Prof. Dr. Bektaş, Karadeniz Bölgesi'nde heyelanların genellikle aşırı yağışların ardından meydana geldiğini belirterek, "Bir hafta boyunca yağmur yağmamasına rağmen dağın nasıl aşağıya geldiği sorusu akıllara geliyor. Bunun en büyük nedeni, Kaçkar Dağları'nın kuzeye yani Karadeniz'e bakan yamaçlarının yer çekimine dayanamayarak çökmesidir. Başka bir deyişle, Kaçkar Dağı bütün olarak çökmektedir" ifadelerini kullandı.
Kaçkar Dağları'nın yüksekliği ve yamaç yapısının çöküşte önemli bir rol oynadığına dikkat çeken Bektaş, yaşanan durumu Erzincan İliç'teki maden kazasıyla aynı durum yaşandığını belirtti.

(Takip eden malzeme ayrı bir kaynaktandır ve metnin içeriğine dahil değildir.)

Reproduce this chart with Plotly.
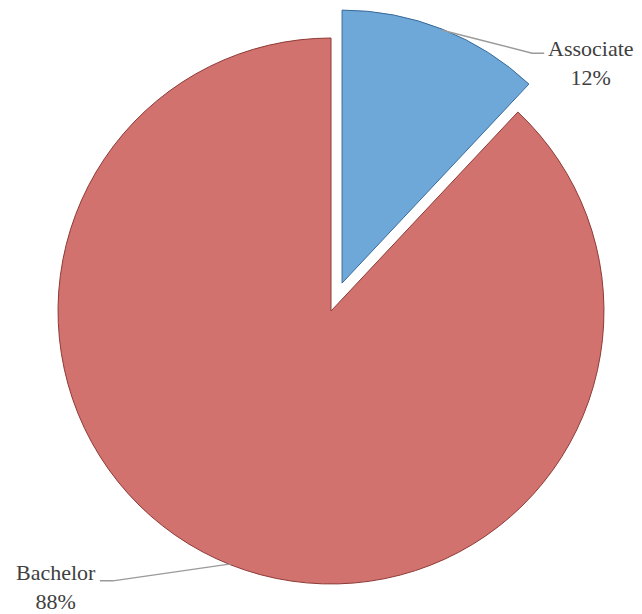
import math
import plotly.graph_objects as go

# ---- data ----
labels = ["Associate", "Bachelor"]
values = [12, 88]
colors = ["#6ea8d9", "#d2726e"]
line_colors = ["#3a6a9a", "#8e3a36"]
pulls = [0.11, 0.0]

W, H = 642, 614
OFF = 8  # browser body margin: page px = figure px + OFF
M_T, M_B, M_L, M_R = 0, 8, 0, 0
PW, PH = W - M_L - M_R, H - M_T - M_B
cx_target = 331 - OFF
box = 606
dom_x = [(cx_target - box / 2) / PW, (cx_target + box / 2) / PW]
dom_y = [0, 1]

fig = go.Figure()
fig.add_trace(go.Pie(
    labels=labels, values=values, sort=False, direction="clockwise", rotation=0,
    pull=pulls, textinfo="none", hoverinfo="label+percent",
    marker=dict(colors=colors, line=dict(color=line_colors, width=1)),
    domain=dict(x=dom_x, y=dom_y), showlegend=False,
))

# ---- geometry (figure pixels) derived from plotly's pie scaling ----
box_w = PW * (dom_x[1] - dom_x[0])
box_h = PH * (dom_y[1] - dom_y[0])
maxpull = max(pulls)
R = min(box_w, box_h) / (2 + 2 * maxpull)
cx = M_L + PW * (dom_x[0] + dom_x[1]) / 2
cy = M_T + PH * (1 - dom_y[0]) - box_h / 2

def to_paper(px, py):
    return (px - M_L) / PW, (H - M_B - py) / PH

total = sum(values)
cum = 0
shapes, annots = [], []
font = dict(family="Liberation Serif", size=22, color="#404040")
for i, (lab, v) in enumerate(zip(labels, values)):
    mid = (cum + v / 2) / total * 2 * math.pi
    cum += v
    ux, uy = math.sin(mid), -math.cos(mid)
    ox, oy = cx + ux * pulls[i] * R, cy + uy * pulls[i] * R
    sx, sy = ox + ux * (R - 1), oy + uy * (R - 1)
    pct = f"{round(v / total * 100)}%"
    if ux >= 0:
        ex, ey = sx + 90, sy + 23
        hx = ex + 12
        anchor, tx = "left", hx + 2
        ty = ey + 10
    else:
        ex, ey = sx - 118, sy + 17
        hx = ex - 13
        anchor, tx = "right", hx - 2
        ty = ey + 6
    p1, p2, p3 = to_paper(sx, sy), to_paper(ex, ey), to_paper(hx, ey)
    shapes.append(dict(type="path", xref="paper", yref="paper",
                       path=f"M{p1[0]},{p1[1]} L{p2[0]},{p2[1]} L{p3[0]},{p3[1]}",
                       line=dict(color="#9a9a9a", width=1.5)))
    tpx, tpy = to_paper(tx, ty)
    annots.append(dict(xref="paper", yref="paper", x=tpx, y=tpy, xanchor=anchor,
                       yanchor="middle", text=f"{lab}<br>{pct}", showarrow=False,
                       align="center", font=font))

fig.update_layout(
    width=W, height=H, margin=dict(t=M_T, b=M_B, l=M_L, r=M_R),
    paper_bgcolor="white", plot_bgcolor="white",
    shapes=shapes, annotations=annots,
)
fig.write_html("out.html")
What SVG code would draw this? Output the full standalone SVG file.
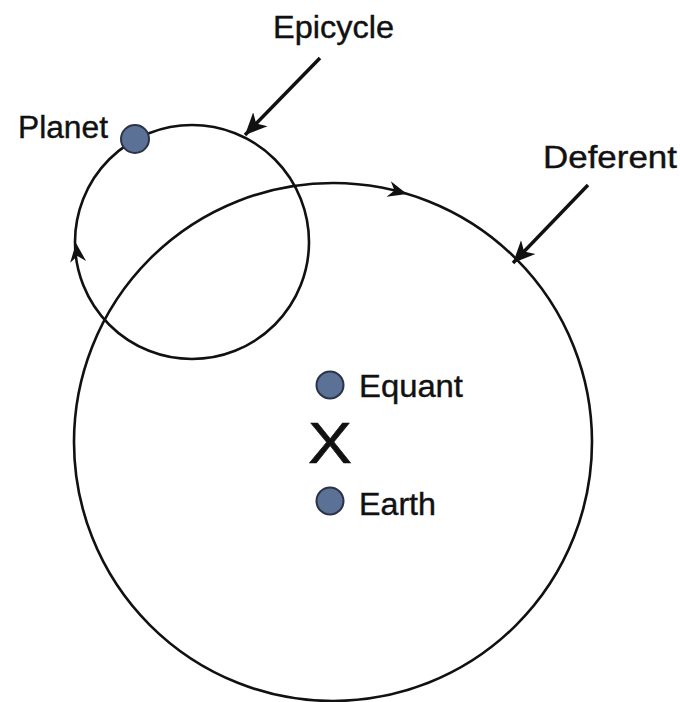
<svg xmlns="http://www.w3.org/2000/svg" width="680" height="702" viewBox="0 0 680 702">
  <style>
    .orbit { fill: none; stroke: #111; stroke-width: 2.6; }
    .dot { fill: #5b7196; stroke: #2b3346; stroke-width: 2; }
    .lbl { font-family: "Liberation Sans", Arial, sans-serif; font-size: 31px; fill: #111; stroke: #111; stroke-width: 0.4; }
    .ptr { stroke: #111; stroke-width: 3.5; fill: none; }
    .head { fill: #111; }
  </style>
  <defs>
    <marker id="arr" markerUnits="userSpaceOnUse" markerWidth="26" markerHeight="22" refX="22" refY="11" orient="auto" viewBox="0 0 26 22">
      <path d="M0,1 L22,11 L0,21 L6,11 Z" fill="#111"/>
    </marker>
    <path id="ohead" d="M0,0 L-19,-8 L-13,0 L-19,8 Z"/>
  </defs>
  <rect width="680" height="702" fill="#fff"/>

  <g id="deferent">
    <circle class="orbit" cx="333" cy="442" r="259"/>
    <use href="#ohead" class="head" transform="translate(407,194) rotate(15.5)"/>
  </g>

  <g id="epicycle">
    <circle class="orbit" cx="192" cy="242" r="117"/>
    <use href="#ohead" class="head" transform="translate(76,243) rotate(-96.4)"/>
  </g>

  <g id="planet">
    <circle class="dot" cx="135" cy="139" r="14"/>
    <text class="lbl" x="18" y="138" textLength="90" lengthAdjust="spacingAndGlyphs">Planet</text>
  </g>

  <g id="equant">
    <circle class="dot" cx="330" cy="385" r="13.5"/>
    <text class="lbl" x="359" y="397" textLength="104" lengthAdjust="spacingAndGlyphs">Equant</text>
  </g>

  <g id="center-x">
    <text class="lbl" x="308" y="463" style="font-size:57px;stroke-width:0.6" textLength="44" lengthAdjust="spacingAndGlyphs">X</text>
  </g>

  <g id="earth">
    <circle class="dot" cx="330" cy="501" r="13.5"/>
    <text class="lbl" x="359" y="515" textLength="77" lengthAdjust="spacingAndGlyphs">Earth</text>
  </g>

  <g id="epicycle-label">
    <text class="lbl" x="273" y="38" textLength="121" lengthAdjust="spacingAndGlyphs">Epicycle</text>
  </g>

  <g id="deferent-label">
    <text class="lbl" x="543" y="168" textLength="134" lengthAdjust="spacingAndGlyphs">Deferent</text>
  </g>

  <g id="connectors">
    <line class="ptr" x1="320" y1="58" x2="245" y2="135" marker-end="url(#arr)"/>
    <line class="ptr" x1="588" y1="185" x2="513" y2="263" marker-end="url(#arr)"/>
  </g>
</svg>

Bektaş, "Erzincan İliç maden kazasında, maden yığını 200 metre yüksekliğe ulaştığı için heyelan meydana gelmişti. Eğer yükseklik 50-100 metre arasında olsaydı yer çekimi bu heyelanı oluşturamazdı. Kaçkar Dağları ise 4 bin metreye yakın bir yükseklikte. Bu nedenle, dağın kuzeye bakan yamaçları su ya da yağış olmaksızın yer çekimine yeniliyor ve kaymaya başlıyor" dedi.
Kaçkar Dağları'ndaki jeolojik hareketlerin yer çekimi etkisiyle gerçekleştiğini belirten Bektaş, son 25 gün içerisinde yaşanan üç önemli olayın bu durumu desteklediğini ifade etti. Bektaş, 15 Ekim Çamlıhemşin depremi; tamamen yer çekimine bağlı olarak çalışan bir fay nedeniyle oluştu. 19 Ekim Çayeli heyelanı; yer çekiminin etkisiyle meydana geldi. 8 Aralık Arhavi heyelanı da yağış olmamasına rağmen yine yer çekimi etkisiyle gerçekleşti. Bu üç olay, Kaçkar Dağları'nın kuzey yamaçlarında yer çekiminin etkili bir şekilde çalıştığını ve dağın çökmekte olduğunu gösteriyor" dedi.